Short problem -
Repeat the entries below exactly as they appear, with no pictures.

Data excerpts -
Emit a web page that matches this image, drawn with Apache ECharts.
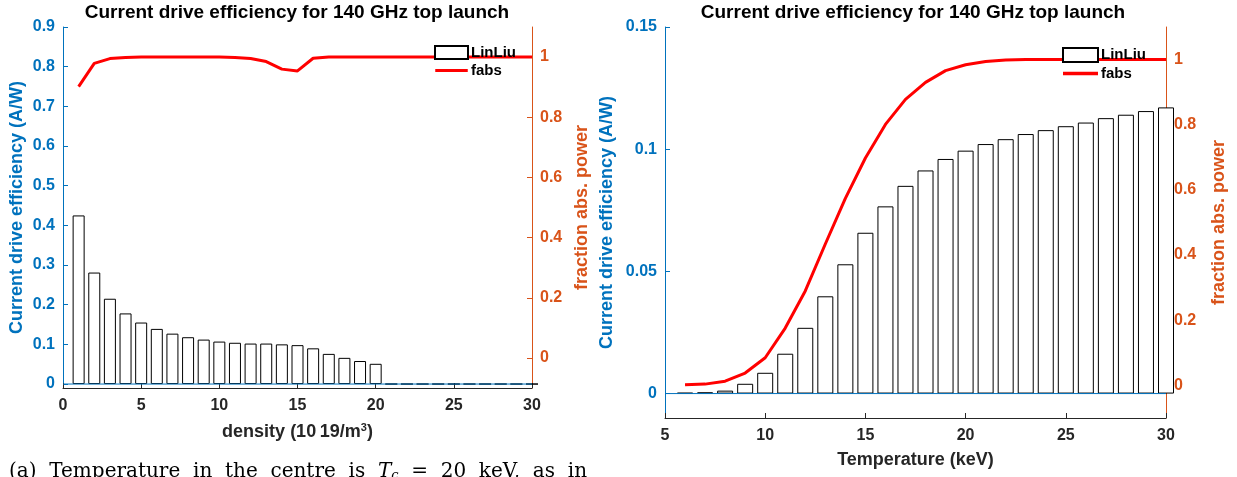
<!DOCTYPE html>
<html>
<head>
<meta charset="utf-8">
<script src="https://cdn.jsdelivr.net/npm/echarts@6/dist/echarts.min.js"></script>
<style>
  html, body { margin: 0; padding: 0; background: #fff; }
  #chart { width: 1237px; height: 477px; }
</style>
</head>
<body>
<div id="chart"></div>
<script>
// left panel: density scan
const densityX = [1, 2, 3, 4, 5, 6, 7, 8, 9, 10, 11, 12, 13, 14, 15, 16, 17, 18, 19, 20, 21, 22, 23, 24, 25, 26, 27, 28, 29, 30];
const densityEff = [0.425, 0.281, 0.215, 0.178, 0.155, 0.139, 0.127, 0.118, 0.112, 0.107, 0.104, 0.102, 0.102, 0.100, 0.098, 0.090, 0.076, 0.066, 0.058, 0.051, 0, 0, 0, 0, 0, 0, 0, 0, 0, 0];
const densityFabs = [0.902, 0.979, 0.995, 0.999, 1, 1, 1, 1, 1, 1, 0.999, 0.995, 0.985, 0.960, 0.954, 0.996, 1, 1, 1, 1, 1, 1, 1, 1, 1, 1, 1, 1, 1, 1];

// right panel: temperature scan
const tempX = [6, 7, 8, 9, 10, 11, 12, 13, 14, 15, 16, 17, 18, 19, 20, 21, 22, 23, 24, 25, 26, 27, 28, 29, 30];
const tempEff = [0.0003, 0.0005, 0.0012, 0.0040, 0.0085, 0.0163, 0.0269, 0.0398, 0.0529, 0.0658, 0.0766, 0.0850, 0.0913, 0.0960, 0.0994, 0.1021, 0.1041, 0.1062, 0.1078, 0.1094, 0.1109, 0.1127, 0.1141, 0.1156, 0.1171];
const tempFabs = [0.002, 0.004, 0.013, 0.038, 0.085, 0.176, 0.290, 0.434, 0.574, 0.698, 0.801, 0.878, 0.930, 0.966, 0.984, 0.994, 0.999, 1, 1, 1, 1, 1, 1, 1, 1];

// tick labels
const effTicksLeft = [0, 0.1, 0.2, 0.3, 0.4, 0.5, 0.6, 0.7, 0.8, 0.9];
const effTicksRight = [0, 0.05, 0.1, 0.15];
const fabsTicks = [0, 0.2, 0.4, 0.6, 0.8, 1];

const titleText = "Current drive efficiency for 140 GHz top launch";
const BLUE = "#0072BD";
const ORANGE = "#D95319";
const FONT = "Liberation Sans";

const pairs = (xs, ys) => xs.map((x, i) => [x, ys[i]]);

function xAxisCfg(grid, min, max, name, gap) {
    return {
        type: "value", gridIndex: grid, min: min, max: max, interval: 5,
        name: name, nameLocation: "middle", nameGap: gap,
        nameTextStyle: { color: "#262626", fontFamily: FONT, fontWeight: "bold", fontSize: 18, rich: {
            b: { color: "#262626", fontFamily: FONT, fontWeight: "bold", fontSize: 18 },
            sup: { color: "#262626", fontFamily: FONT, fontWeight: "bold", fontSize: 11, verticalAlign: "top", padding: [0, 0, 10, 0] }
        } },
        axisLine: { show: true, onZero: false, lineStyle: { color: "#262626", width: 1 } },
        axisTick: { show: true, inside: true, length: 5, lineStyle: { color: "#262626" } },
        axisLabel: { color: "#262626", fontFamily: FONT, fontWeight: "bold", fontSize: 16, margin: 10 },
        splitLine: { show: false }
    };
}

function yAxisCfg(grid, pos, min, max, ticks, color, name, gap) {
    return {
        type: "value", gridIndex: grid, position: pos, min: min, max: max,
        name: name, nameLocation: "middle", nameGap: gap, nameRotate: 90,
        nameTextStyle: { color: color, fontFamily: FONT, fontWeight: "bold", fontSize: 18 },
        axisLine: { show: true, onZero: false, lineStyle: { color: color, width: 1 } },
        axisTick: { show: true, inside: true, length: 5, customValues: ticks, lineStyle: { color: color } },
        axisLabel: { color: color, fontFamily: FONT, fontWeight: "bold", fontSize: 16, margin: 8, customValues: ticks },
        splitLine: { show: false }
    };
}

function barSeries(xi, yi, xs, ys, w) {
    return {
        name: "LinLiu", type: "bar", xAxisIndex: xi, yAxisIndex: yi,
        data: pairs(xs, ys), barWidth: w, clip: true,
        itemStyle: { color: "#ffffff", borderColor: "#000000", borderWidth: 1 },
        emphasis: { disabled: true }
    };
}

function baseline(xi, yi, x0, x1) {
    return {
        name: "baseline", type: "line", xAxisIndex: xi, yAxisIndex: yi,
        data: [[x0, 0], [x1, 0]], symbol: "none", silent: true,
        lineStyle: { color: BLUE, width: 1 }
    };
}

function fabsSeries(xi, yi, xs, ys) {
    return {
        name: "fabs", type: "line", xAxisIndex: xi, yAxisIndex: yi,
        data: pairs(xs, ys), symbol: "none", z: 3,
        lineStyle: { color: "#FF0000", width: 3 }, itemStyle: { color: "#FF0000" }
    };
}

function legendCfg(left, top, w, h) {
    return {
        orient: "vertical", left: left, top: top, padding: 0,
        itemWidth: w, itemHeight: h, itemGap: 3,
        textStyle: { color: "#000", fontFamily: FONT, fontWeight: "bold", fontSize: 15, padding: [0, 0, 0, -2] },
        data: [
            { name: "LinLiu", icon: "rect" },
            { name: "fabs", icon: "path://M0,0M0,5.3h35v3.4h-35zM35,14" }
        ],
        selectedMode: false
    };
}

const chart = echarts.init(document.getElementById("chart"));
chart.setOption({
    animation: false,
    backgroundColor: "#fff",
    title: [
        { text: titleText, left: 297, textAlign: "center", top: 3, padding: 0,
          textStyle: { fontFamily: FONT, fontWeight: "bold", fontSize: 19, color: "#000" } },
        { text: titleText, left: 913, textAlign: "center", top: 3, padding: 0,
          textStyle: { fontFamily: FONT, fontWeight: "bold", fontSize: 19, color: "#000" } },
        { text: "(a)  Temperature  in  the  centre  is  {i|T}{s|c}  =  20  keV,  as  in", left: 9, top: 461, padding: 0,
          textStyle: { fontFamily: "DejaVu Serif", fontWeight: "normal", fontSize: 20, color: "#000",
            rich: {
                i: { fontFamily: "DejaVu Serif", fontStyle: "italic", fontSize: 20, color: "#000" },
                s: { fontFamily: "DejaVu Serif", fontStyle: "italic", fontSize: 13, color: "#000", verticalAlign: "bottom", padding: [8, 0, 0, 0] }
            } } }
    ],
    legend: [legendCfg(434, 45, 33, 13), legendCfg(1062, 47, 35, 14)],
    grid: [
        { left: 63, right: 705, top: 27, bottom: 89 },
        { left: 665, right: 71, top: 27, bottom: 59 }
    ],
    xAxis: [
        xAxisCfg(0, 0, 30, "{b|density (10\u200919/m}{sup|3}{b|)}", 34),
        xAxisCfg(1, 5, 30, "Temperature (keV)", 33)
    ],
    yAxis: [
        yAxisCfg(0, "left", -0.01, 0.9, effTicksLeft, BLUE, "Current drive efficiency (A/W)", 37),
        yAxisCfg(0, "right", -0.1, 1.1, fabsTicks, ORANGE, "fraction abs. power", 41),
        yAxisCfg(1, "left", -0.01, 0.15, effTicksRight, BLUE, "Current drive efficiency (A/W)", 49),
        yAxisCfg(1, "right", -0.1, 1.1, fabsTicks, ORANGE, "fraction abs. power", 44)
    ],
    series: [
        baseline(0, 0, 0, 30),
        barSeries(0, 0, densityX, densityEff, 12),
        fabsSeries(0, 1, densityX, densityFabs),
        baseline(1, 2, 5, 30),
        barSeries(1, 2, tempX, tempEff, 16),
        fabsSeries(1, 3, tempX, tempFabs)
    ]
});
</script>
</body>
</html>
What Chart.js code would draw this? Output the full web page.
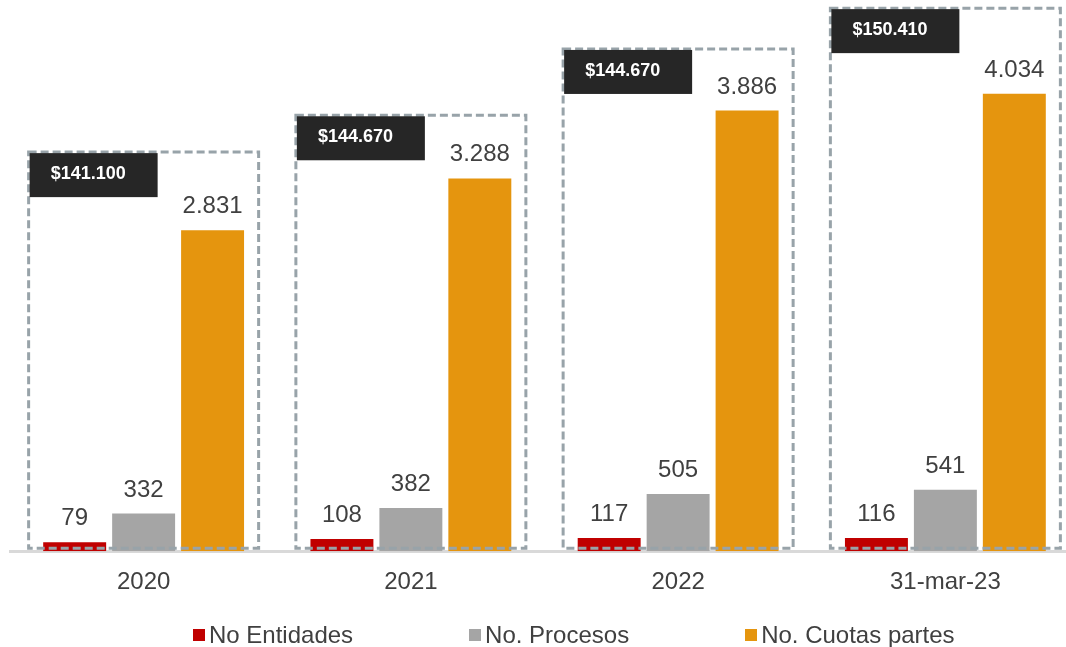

The reply -
Emit a web page that matches this image, drawn with Apache ECharts.
<!DOCTYPE html>
<html>
<head>
<meta charset="utf-8">
<script src="https://cdn.jsdelivr.net/npm/echarts@6/dist/echarts.min.js"></script>
<style>
  html, body { margin: 0; padding: 0; background: #fff; }
  #chart { width: 1237px; height: 477px; }
</style>
</head>
<body>
<div id="chart"></div>
<script>
// left panel: density scan
const densityX = [1, 2, 3, 4, 5, 6, 7, 8, 9, 10, 11, 12, 13, 14, 15, 16, 17, 18, 19, 20, 21, 22, 23, 24, 25, 26, 27, 28, 29, 30];
const densityEff = [0.425, 0.281, 0.215, 0.178, 0.155, 0.139, 0.127, 0.118, 0.112, 0.107, 0.104, 0.102, 0.102, 0.100, 0.098, 0.090, 0.076, 0.066, 0.058, 0.051, 0, 0, 0, 0, 0, 0, 0, 0, 0, 0];
const densityFabs = [0.902, 0.979, 0.995, 0.999, 1, 1, 1, 1, 1, 1, 0.999, 0.995, 0.985, 0.960, 0.954, 0.996, 1, 1, 1, 1, 1, 1, 1, 1, 1, 1, 1, 1, 1, 1];

// right panel: temperature scan
const tempX = [6, 7, 8, 9, 10, 11, 12, 13, 14, 15, 16, 17, 18, 19, 20, 21, 22, 23, 24, 25, 26, 27, 28, 29, 30];
const tempEff = [0.0003, 0.0005, 0.0012, 0.0040, 0.0085, 0.0163, 0.0269, 0.0398, 0.0529, 0.0658, 0.0766, 0.0850, 0.0913, 0.0960, 0.0994, 0.1021, 0.1041, 0.1062, 0.1078, 0.1094, 0.1109, 0.1127, 0.1141, 0.1156, 0.1171];
const tempFabs = [0.002, 0.004, 0.013, 0.038, 0.085, 0.176, 0.290, 0.434, 0.574, 0.698, 0.801, 0.878, 0.930, 0.966, 0.984, 0.994, 0.999, 1, 1, 1, 1, 1, 1, 1, 1];

// tick labels
const effTicksLeft = [0, 0.1, 0.2, 0.3, 0.4, 0.5, 0.6, 0.7, 0.8, 0.9];
const effTicksRight = [0, 0.05, 0.1, 0.15];
const fabsTicks = [0, 0.2, 0.4, 0.6, 0.8, 1];

const titleText = "Current drive efficiency for 140 GHz top launch";
const BLUE = "#0072BD";
const ORANGE = "#D95319";
const FONT = "Liberation Sans";

const pairs = (xs, ys) => xs.map((x, i) => [x, ys[i]]);

function xAxisCfg(grid, min, max, name, gap) {
    return {
        type: "value", gridIndex: grid, min: min, max: max, interval: 5,
        name: name, nameLocation: "middle", nameGap: gap,
        nameTextStyle: { color: "#262626", fontFamily: FONT, fontWeight: "bold", fontSize: 18, rich: {
            b: { color: "#262626", fontFamily: FONT, fontWeight: "bold", fontSize: 18 },
            sup: { color: "#262626", fontFamily: FONT, fontWeight: "bold", fontSize: 11, verticalAlign: "top", padding: [0, 0, 10, 0] }
        } },
        axisLine: { show: true, onZero: false, lineStyle: { color: "#262626", width: 1 } },
        axisTick: { show: true, inside: true, length: 5, lineStyle: { color: "#262626" } },
        axisLabel: { color: "#262626", fontFamily: FONT, fontWeight: "bold", fontSize: 16, margin: 10 },
        splitLine: { show: false }
    };
}

function yAxisCfg(grid, pos, min, max, ticks, color, name, gap) {
    return {
        type: "value", gridIndex: grid, position: pos, min: min, max: max,
        name: name, nameLocation: "middle", nameGap: gap, nameRotate: 90,
        nameTextStyle: { color: color, fontFamily: FONT, fontWeight: "bold", fontSize: 18 },
        axisLine: { show: true, onZero: false, lineStyle: { color: color, width: 1 } },
        axisTick: { show: true, inside: true, length: 5, customValues: ticks, lineStyle: { color: color } },
        axisLabel: { color: color, fontFamily: FONT, fontWeight: "bold", fontSize: 16, margin: 8, customValues: ticks },
        splitLine: { show: false }
    };
}

function barSeries(xi, yi, xs, ys, w) {
    return {
        name: "LinLiu", type: "bar", xAxisIndex: xi, yAxisIndex: yi,
        data: pairs(xs, ys), barWidth: w, clip: true,
        itemStyle: { color: "#ffffff", borderColor: "#000000", borderWidth: 1 },
        emphasis: { disabled: true }
    };
}

function baseline(xi, yi, x0, x1) {
    return {
        name: "baseline", type: "line", xAxisIndex: xi, yAxisIndex: yi,
        data: [[x0, 0], [x1, 0]], symbol: "none", silent: true,
        lineStyle: { color: BLUE, width: 1 }
    };
}

function fabsSeries(xi, yi, xs, ys) {
    return {
        name: "fabs", type: "line", xAxisIndex: xi, yAxisIndex: yi,
        data: pairs(xs, ys), symbol: "none", z: 3,
        lineStyle: { color: "#FF0000", width: 3 }, itemStyle: { color: "#FF0000" }
    };
}

function legendCfg(left, top, w, h) {
    return {
        orient: "vertical", left: left, top: top, padding: 0,
        itemWidth: w, itemHeight: h, itemGap: 3,
        textStyle: { color: "#000", fontFamily: FONT, fontWeight: "bold", fontSize: 15, padding: [0, 0, 0, -2] },
        data: [
            { name: "LinLiu", icon: "rect" },
            { name: "fabs", icon: "path://M0,0M0,5.3h35v3.4h-35zM35,14" }
        ],
        selectedMode: false
    };
}

const chart = echarts.init(document.getElementById("chart"));
chart.setOption({
    animation: false,
    backgroundColor: "#fff",
    title: [
        { text: titleText, left: 297, textAlign: "center", top: 3, padding: 0,
          textStyle: { fontFamily: FONT, fontWeight: "bold", fontSize: 19, color: "#000" } },
        { text: titleText, left: 913, textAlign: "center", top: 3, padding: 0,
          textStyle: { fontFamily: FONT, fontWeight: "bold", fontSize: 19, color: "#000" } },
        { text: "(a)  Temperature  in  the  centre  is  {i|T}{s|c}  =  20  keV,  as  in", left: 9, top: 461, padding: 0,
          textStyle: { fontFamily: "DejaVu Serif", fontWeight: "normal", fontSize: 20, color: "#000",
            rich: {
                i: { fontFamily: "DejaVu Serif", fontStyle: "italic", fontSize: 20, color: "#000" },
                s: { fontFamily: "DejaVu Serif", fontStyle: "italic", fontSize: 13, color: "#000", verticalAlign: "bottom", padding: [8, 0, 0, 0] }
            } } }
    ],
    legend: [legendCfg(434, 45, 33, 13), legendCfg(1062, 47, 35, 14)],
    grid: [
        { left: 63, right: 705, top: 27, bottom: 89 },
        { left: 665, right: 71, top: 27, bottom: 59 }
    ],
    xAxis: [
        xAxisCfg(0, 0, 30, "{b|density (10\u200919/m}{sup|3}{b|)}", 34),
        xAxisCfg(1, 5, 30, "Temperature (keV)", 33)
    ],
    yAxis: [
        yAxisCfg(0, "left", -0.01, 0.9, effTicksLeft, BLUE, "Current drive efficiency (A/W)", 37),
        yAxisCfg(0, "right", -0.1, 1.1, fabsTicks, ORANGE, "fraction abs. power", 41),
        yAxisCfg(1, "left", -0.01, 0.15, effTicksRight, BLUE, "Current drive efficiency (A/W)", 49),
        yAxisCfg(1, "right", -0.1, 1.1, fabsTicks, ORANGE, "fraction abs. power", 44)
    ],
    series: [
        baseline(0, 0, 0, 30),
        barSeries(0, 0, densityX, densityEff, 12),
        fabsSeries(0, 1, densityX, densityFabs),
        baseline(1, 2, 5, 30),
        barSeries(1, 2, tempX, tempEff, 16),
        fabsSeries(1, 3, tempX, tempFabs)
    ]
});
</script>
</body>
</html>
What Chart.js code would draw this? Output the full web page.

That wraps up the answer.